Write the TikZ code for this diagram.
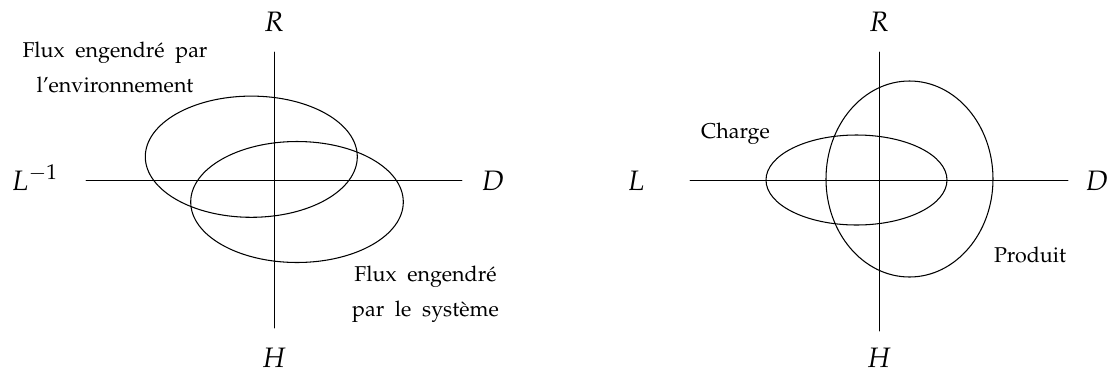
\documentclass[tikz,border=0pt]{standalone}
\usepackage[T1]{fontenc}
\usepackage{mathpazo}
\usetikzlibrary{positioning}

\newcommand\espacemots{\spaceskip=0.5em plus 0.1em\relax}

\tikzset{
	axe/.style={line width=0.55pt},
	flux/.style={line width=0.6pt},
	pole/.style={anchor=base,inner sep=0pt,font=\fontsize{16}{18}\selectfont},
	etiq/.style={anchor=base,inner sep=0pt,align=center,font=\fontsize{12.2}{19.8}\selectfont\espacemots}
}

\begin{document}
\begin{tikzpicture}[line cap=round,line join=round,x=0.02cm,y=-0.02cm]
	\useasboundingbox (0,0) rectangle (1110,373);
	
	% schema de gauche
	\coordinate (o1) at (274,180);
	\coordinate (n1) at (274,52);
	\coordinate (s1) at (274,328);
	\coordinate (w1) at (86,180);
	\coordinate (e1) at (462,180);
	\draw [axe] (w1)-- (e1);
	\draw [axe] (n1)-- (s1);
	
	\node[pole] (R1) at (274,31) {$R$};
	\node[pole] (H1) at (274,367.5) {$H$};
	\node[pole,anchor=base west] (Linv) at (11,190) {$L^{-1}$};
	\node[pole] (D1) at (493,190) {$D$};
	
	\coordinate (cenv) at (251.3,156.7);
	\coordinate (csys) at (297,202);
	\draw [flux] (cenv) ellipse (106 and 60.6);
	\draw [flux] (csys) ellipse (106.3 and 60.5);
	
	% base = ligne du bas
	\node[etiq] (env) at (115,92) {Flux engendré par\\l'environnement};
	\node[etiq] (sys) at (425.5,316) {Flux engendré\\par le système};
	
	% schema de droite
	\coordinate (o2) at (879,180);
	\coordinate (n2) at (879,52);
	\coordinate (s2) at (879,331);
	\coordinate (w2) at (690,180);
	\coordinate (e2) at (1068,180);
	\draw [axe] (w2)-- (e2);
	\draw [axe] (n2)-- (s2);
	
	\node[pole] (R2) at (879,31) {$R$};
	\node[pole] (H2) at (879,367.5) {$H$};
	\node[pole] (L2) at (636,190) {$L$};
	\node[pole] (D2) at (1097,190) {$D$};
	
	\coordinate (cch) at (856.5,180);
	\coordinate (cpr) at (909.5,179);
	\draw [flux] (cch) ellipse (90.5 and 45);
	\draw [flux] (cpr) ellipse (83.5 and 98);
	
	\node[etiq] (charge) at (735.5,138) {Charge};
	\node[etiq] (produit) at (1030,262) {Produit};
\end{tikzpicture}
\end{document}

• • • •

* Goal of the exercise *
Set the lines above down again, word for word, from the first through the one containing "(0,0) rectangle (1110,373);"; pictures excluded.

* Final result *
Write the TikZ code for this diagram.
\documentclass[tikz,border=0pt]{standalone}
\usepackage[T1]{fontenc}
\usepackage{mathpazo}
\usetikzlibrary{positioning}

\newcommand\espacemots{\spaceskip=0.5em plus 0.1em\relax}

\tikzset{
	axe/.style={line width=0.55pt},
	flux/.style={line width=0.6pt},
	pole/.style={anchor=base,inner sep=0pt,font=\fontsize{16}{18}\selectfont},
	etiq/.style={anchor=base,inner sep=0pt,align=center,font=\fontsize{12.2}{19.8}\selectfont\espacemots}
}

\begin{document}
\begin{tikzpicture}[line cap=round,line join=round,x=0.02cm,y=-0.02cm]
	\useasboundingbox (0,0) rectangle (1110,373);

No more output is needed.